With its focus on research-teaching connections via praxis elucidating the power of linking concept-based language instruction with usage-based linguistics, this book will interest students and scholars of second language acquisition, language teaching and learning, applied linguistics, Japanese, and Asian languages.
Chapter 1 of this book is freely available as a downloadable Open Access PDF at http://www.taylorfrancis.com under a Creative Commons Attribution-Non Commercial-No Derivatives (CC-BY-NC-ND) 4.0 license.
Kyoko Masuda is Professor of Japanese Applied Linguistics at the Georgia Institute of Technology. Her current research areas include Japanese discourse studies, applied cognitive linguistics, sociocultural theory, second language acquisition, and role language/mimetic words used in Manga.

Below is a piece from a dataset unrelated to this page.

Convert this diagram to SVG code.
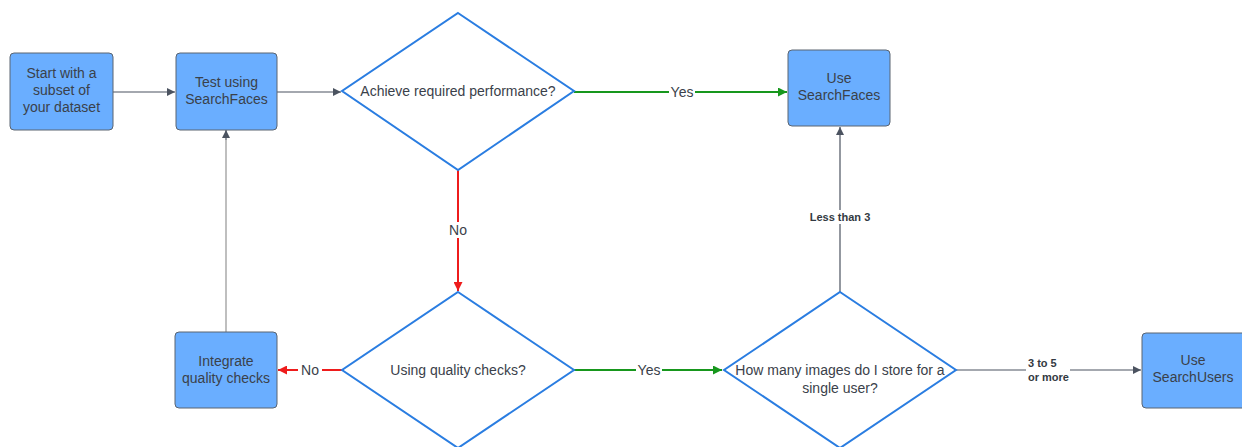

Amy Snyder Ohta is Professor of Japanese Applied Linguistics at the University of Washington. Her research uses sociocultural theory to consider the learning and teaching of Japanese as a foreign language, interlanguage pragmatics, classroom research, interview research, and autoethnography.
Rie Tsujihara is Affiliate Assistant Professor of Japanese Applied Linguistics at the University of Washington, lecturer of Japanese at the University of Washington, and lecturer of Japanese at Cascadia College. Her research focuses on the learning and teaching of Japanese as a foreign language, both pragmatics and grammar, with a special interest in sociocultural theory.